Power companies should consider selling stakes to other investors – Osinbajo
The Government said it has set its sights on the power distribution problem and will seek to bypass the bottleneck in the electricity distribution segment through 2 main policy initiatives, Vice President Yemi Osinbajo said at the ongoing NESG Summit.
“We are at the moment dealing with constraints in electricity distribution with 2 notable policy initiatives, Vice President Osinbajo said. “NERC issued the Eligible Customer Directive in August, and will this month (October), issue a directive on Independent Metering”.
In addition to the 2 government-led policies, the VP advocated for more private sector investment in the distribution segment, especially through the sale of ownership stakes by the current Disco owners.
The Eligible Customer regime allows for a willing seller and willing buyer arrangement in the sale of power. This initiative will help break the complete monopoly of discos in the last-mile segment of the value chain. Further, the Independent Metering directive will allow independent entities that are not necessarily Discos to invest in metering, sell and install meters to customers, and be paid directly as collection is made from the metered customers.
The VP acknowledged that although generation had increased from 3,000MW to 7,000MW, distribution still posed a significant constraint, such that it hobbled progresses made in power generation in several states. For example, Lagos state has about 4 Independent Power Projects (IPPs) but has been unable to sell the power to customers. It therefore had to resort to providing the energy to public facilities. With the Eligible customer initiative, the IPPs can sell their power to willing buyers. The mulled policies will potentially break the distribution deadlock, and will ensure that energy generated can be distributed.

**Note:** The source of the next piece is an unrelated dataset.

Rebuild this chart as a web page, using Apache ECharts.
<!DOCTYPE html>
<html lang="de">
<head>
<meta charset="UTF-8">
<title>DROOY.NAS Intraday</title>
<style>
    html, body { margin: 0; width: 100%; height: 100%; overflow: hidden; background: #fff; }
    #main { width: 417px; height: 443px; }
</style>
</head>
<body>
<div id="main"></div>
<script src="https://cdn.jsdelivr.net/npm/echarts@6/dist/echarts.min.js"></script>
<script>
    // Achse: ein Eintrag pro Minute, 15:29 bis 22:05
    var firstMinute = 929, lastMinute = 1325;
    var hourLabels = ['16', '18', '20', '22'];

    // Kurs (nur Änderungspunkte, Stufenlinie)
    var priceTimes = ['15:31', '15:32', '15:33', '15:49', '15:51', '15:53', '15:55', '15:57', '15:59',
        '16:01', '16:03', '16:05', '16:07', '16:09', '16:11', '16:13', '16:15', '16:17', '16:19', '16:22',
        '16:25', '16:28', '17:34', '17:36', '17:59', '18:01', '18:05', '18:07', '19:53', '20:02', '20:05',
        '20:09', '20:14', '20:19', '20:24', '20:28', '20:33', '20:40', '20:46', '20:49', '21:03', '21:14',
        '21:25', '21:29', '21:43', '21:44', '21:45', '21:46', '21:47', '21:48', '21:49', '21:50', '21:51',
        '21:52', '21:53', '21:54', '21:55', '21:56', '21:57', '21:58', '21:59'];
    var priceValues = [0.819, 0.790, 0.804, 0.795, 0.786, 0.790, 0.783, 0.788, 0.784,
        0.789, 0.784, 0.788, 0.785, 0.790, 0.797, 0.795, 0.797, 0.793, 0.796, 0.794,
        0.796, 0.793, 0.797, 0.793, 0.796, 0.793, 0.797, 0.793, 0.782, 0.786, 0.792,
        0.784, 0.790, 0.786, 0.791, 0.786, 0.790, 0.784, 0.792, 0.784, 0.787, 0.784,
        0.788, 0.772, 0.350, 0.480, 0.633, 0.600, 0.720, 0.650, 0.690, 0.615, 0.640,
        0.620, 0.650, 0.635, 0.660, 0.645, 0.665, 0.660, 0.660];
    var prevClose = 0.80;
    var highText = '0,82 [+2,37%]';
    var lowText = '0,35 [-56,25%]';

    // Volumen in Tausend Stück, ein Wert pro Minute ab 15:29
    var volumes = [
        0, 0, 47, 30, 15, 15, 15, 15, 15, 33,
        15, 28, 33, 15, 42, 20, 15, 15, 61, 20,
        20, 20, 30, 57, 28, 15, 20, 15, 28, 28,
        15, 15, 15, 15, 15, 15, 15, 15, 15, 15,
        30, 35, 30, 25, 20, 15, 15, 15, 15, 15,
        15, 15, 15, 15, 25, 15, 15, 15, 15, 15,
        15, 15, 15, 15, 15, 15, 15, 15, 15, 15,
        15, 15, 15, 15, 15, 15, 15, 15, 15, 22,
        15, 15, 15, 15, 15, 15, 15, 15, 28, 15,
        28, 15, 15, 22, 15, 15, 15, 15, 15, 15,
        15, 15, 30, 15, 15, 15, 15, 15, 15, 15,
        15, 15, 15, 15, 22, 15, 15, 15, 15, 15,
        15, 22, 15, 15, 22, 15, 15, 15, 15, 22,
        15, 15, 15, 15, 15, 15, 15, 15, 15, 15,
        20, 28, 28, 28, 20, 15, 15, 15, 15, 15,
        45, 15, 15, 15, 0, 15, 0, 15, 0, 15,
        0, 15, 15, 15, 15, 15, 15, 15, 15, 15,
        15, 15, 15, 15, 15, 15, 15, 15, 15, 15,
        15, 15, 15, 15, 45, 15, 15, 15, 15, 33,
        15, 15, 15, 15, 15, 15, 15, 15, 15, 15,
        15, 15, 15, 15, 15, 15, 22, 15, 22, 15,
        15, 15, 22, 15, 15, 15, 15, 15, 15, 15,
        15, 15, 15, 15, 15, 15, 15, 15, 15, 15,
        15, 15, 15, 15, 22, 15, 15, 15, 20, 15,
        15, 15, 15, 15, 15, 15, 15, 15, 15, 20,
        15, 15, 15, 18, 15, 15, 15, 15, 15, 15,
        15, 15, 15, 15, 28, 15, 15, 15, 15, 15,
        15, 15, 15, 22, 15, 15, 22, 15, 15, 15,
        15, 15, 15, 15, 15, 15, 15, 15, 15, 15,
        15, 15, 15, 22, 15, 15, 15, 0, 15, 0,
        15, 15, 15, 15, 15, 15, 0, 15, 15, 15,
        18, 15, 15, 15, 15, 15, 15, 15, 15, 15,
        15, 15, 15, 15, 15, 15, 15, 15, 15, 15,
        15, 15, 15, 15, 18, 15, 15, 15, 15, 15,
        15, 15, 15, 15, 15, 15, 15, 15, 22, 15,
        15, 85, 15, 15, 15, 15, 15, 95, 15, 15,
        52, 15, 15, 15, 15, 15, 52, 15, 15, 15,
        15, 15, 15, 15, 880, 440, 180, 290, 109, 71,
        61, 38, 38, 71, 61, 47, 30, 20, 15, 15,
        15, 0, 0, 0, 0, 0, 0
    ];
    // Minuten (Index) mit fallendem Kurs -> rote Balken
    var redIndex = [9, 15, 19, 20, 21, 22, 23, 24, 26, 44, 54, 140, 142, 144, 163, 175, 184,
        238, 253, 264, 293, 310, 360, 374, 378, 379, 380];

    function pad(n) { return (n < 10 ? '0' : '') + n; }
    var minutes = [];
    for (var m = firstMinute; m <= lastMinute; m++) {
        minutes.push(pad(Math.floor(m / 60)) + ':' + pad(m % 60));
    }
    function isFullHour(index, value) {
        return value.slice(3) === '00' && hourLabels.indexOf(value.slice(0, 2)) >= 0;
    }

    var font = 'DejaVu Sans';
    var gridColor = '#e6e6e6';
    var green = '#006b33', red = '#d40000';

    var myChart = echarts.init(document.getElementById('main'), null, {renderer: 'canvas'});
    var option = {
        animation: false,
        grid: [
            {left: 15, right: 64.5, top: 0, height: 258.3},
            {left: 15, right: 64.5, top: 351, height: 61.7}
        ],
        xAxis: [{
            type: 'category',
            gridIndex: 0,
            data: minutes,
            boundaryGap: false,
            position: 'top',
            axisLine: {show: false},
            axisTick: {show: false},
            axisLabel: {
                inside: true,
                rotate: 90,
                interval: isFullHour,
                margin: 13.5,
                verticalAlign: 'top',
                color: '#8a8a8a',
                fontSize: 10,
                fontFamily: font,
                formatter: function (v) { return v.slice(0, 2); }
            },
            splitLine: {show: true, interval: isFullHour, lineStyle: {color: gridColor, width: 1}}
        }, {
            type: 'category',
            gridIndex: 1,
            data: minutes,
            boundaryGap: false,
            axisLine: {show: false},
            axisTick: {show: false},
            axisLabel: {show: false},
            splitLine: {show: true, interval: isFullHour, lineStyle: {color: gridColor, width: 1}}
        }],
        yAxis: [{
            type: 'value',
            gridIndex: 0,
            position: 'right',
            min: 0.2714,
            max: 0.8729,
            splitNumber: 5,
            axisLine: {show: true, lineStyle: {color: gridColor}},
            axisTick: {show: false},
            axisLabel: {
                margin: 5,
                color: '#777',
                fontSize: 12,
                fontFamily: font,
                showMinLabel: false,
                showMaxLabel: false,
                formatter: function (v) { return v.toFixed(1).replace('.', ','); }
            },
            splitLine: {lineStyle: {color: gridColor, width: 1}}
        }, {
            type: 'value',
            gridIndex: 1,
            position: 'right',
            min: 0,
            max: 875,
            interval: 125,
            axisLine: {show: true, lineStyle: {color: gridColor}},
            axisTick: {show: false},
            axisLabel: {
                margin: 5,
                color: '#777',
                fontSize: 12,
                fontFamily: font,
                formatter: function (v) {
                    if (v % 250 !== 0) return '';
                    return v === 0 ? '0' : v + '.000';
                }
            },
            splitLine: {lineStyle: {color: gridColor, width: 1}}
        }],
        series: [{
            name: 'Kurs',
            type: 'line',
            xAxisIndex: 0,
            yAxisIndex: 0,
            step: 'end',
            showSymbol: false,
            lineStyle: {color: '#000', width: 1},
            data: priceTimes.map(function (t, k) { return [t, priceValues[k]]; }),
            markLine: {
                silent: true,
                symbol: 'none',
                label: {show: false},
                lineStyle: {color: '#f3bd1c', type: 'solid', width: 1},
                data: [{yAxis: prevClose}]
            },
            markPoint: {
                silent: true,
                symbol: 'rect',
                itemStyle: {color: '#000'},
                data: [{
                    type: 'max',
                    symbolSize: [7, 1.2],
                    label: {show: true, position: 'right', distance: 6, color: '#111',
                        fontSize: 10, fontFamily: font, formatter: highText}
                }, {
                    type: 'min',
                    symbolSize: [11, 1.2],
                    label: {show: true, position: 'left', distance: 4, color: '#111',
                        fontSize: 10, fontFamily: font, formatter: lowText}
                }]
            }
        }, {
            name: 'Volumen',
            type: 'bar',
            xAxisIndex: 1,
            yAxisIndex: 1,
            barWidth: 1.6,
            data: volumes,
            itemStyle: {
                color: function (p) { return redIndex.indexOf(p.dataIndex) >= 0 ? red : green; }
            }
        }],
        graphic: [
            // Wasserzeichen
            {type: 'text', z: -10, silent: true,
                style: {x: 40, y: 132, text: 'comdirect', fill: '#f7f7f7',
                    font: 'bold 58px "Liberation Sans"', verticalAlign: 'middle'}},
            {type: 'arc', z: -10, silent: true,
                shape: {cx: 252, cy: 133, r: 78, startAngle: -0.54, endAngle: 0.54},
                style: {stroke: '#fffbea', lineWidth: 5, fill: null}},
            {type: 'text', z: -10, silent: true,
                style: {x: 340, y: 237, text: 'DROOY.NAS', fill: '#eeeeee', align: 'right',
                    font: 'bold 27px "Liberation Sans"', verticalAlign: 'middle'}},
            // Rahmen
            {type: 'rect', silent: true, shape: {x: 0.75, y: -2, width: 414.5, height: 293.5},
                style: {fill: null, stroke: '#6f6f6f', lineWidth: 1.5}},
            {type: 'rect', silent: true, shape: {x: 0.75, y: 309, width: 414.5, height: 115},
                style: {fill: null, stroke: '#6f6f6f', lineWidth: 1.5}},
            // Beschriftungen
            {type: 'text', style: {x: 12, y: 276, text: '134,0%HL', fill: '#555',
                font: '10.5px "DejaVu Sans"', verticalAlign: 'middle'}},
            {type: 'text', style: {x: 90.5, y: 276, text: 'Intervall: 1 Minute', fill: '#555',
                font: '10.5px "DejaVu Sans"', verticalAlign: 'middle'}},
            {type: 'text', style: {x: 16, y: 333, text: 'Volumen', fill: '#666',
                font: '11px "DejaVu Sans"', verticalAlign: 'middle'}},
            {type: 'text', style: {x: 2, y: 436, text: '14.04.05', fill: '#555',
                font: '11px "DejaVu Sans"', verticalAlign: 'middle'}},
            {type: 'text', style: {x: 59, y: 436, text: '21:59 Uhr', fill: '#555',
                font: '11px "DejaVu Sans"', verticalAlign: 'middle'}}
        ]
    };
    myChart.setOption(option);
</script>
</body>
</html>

Another challenge that has hobbled the growth of the power sector is the inability of Discos to make additional investments to improve distribution, of which metering and collection is a significant part. The above-named directives were aimed at working through those problems. “The last mile is absolutely important, and there, we need plenty of investment. PYO said.
Tony Elumelu, an investor in Transcorp Power which operates the Ughelli Power Plant, in his remarks noted that although intervention funds of more than N700 billion have been provided for the sector, the funds would eventually be exhausted. Thus, the electricity market needs to self-sustain itself.
To boost investment in the sector, in his opinion, power companies can be recapitalized by the government increasing its stake in the power companies from the current 49% to a higher level. It can in the future re-sell its increased stake to investors in a much stricter process to ensure that the new investors possess demonstrated capacity.
PYO, however, responded suggesting that those who currently owned the assets but had no money to run them, give them up to those who can run them, and that the government did not possess the resources to invest in power companies.